De manera inmediata, sin embargo, es el mismo Pedro quien sale al paso reprochando a Jesús que su mesianismo tenga que pasar por la persecución y por la muerte. Continúa diciendo Mateo que “Desde entonces comenzó Jesús a manifestar a sus discípulos que Él debía ir a Jerusalén y sufrir mucho de parte de los ancianos, los sumos sacerdotes y los escribas y ser matado y resucitar al tercer día. Tomándole aparte Pedro, se puso a reprenderle diciendo: ´¡Lejos de ti, Señor! ¡De ningún modo te sucederá eso!` Pero Él, volviéndose, dijo a Pedro: ´¡Quítate de mi vista, Satanás!`”.

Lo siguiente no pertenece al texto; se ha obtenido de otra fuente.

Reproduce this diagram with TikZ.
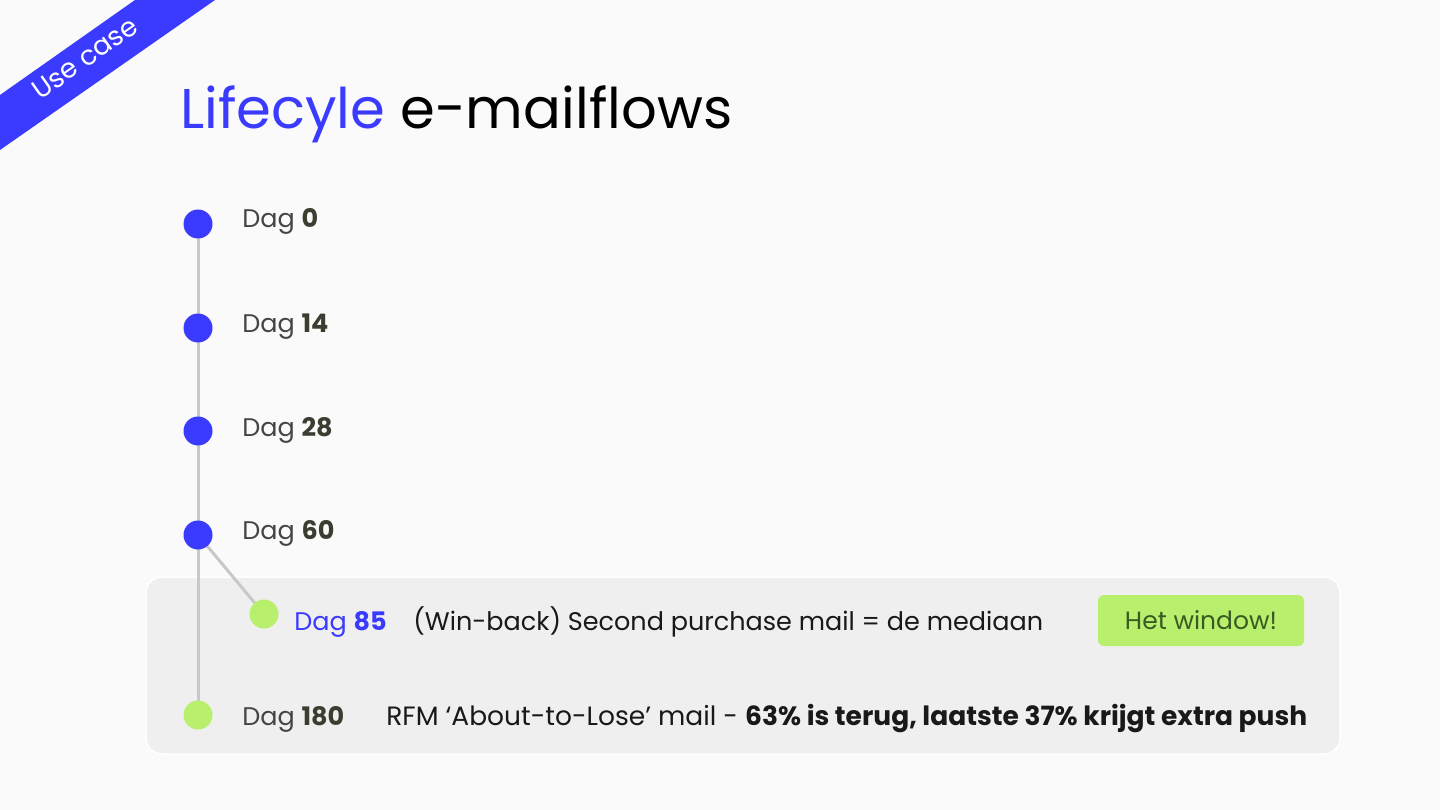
\documentclass[tikz,border=0pt]{standalone}
\usepackage{fontspec}
\setmainfont{Poppins}
\usepackage{xcolor}
\usetikzlibrary{positioning}

\definecolor{pagebg}{HTML}{FAFAFA}
\definecolor{panelbg}{HTML}{EFEFEF}
\definecolor{brandblue}{HTML}{3B3BFF}
\definecolor{limegreen}{HTML}{B8F06E}
\definecolor{linegray}{HTML}{C8C8C8}
\definecolor{daygray}{HTML}{454545}
\definecolor{daynum}{HTML}{3C3C30}
\definecolor{btntext}{HTML}{3A5A22}

\begin{document}
\begin{tikzpicture}[x=1pt,y=-1pt,semithick]
    \tikzstyle{bluedot}=[circle,fill=brandblue,minimum size=29pt,inner sep=0pt]
    \tikzstyle{greendot}=[circle,fill=limegreen,minimum size=29pt,inner sep=0pt]
    \tikzstyle{daylabel}=[anchor=base west,inner sep=0pt,text=daygray,font=\fontsize{25.5}{30}\selectfont]
    \tikzstyle{mailtext}=[anchor=base west,inner sep=0pt,text=black!90,font=\fontsize{25.5}{30}\selectfont]
    \tikzstyle{stem}=[draw=linegray,line width=3pt]

    % background and margins
    \fill[pagebg] (0,0) rectangle (1440,810);
    \useasboundingbox (0,0) rectangle (1440,810);

    % ribbon
    \fill[brandblue] (0,95) -- (135,0) -- (215,0) -- (0,150) -- cycle;
    \node[text=white,rotate=35,inner sep=0pt,font=\fontsize{27}{30}\selectfont] (ribbon) at (85,58) {Use case};

    % title
    \node[anchor=base west,inner sep=0pt,font=\fontsize{56}{62}\selectfont] (title) at (180,129)
        {\textcolor{brandblue}{Lifecyle} e-mailflows};

    % panel
    \draw[fill=panelbg,draw=white,line width=1.5pt,rounded corners=16pt] (146,577) rectangle (1340,754);

    % timeline
    \coordinate (d0) at (198,224);
    \coordinate (d14) at (198,328);
    \coordinate (d28) at (198,431);
    \coordinate (d60) at (198,535);
    \coordinate (d85) at (264,614);
    \coordinate (d180) at (198,715);

    \path[stem] (d0) -- (d14) -- (d28) -- (d60) -- (d180);
    \path[stem] (d60) -- (d85);
    \foreach \n in {d0,d14,d28,d60}
        \node[bluedot] (dot-\n) at (\n) {};
    \foreach \n in {d85,d180}
        \node[greendot] (dot-\n) at (\n) {};

    % labels
    \node[daylabel] (l0) at (242,228) {Dag \textbf{\textcolor{daynum}{0}}};
    \node[daylabel] (l14) at (242,332) {Dag \textbf{\textcolor{daynum}{14}}};
    \node[daylabel] (l28) at (242,436) {Dag \textbf{\textcolor{daynum}{28}}};
    \node[daylabel] (l60) at (242,539) {Dag \textbf{\textcolor{daynum}{60}}};
    \node[daylabel,text=brandblue] (l85) at (294,630) {Dag \textbf{85}};
    \node[daylabel] (l180) at (242,725) {Dag \textbf{\textcolor{daynum}{180}}};

    \node[mailtext] (m85) at (413,630) {(Win-back) Second purchase mail = de mediaan};
    \node[mailtext,font=\fontsize{26.5}{30}\selectfont] (m180) at (386,725) {RFM ‘About-to-Lose’ mail - \textbf{63\% is terug, laatste 37\% krijgt extra push}};

    % button
    \fill[limegreen,rounded corners=6pt] (1098,595) rectangle (1304,646);
    \node[text=btntext,font=\fontsize{25}{28}\selectfont] (window) at (1201,620.5) {Het window!};
\end{tikzpicture}
\end{document}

Por tanto, está claro que creer no significa profesar la fe de la manera más ortodoxa posible, sino tener disposición para asumir con total generosidad la experiencia vivida por la persona en quien se fundamenta dicha fe, según las palabras también de Jesús en otra ocasión: “Quien no toma su cruz y me sigue, no puede ser discípulo mío”. O también “No todo el que dice Señor, Señor, sino la persona que cumple la voluntad de mi Padre”.
Todo ello nos estaría diciendo que la fe debe ser, ante todo, un acto de confianza absoluta en alguien. Aquel “Sé de quién me he fiado”, tal y como le recuerda el mismo Pablo a Timoteo en la segunda carta que le dirige (2Tim 1,1). Una fe que solamente se mueve en el intelecto no puede ser transformadora, que es a donde nos debe llevar una fe verdadera. Debemos pensar en una fe arraigada en el corazón, en el sentido más genuino de la palabra; es decir, una fe que consiste en apostar a todas por alguien en quien confías, que no solo no te va a engañar, sino que va estar contigo en todo momento: “Yo estaré con vosotros hasta el final del mundo” (Mt. 28,19), en la ardua tarea de trabajar por el Reino. Cosa que difícilmente llegarán a hacer nunca los dogmas ni los misterios.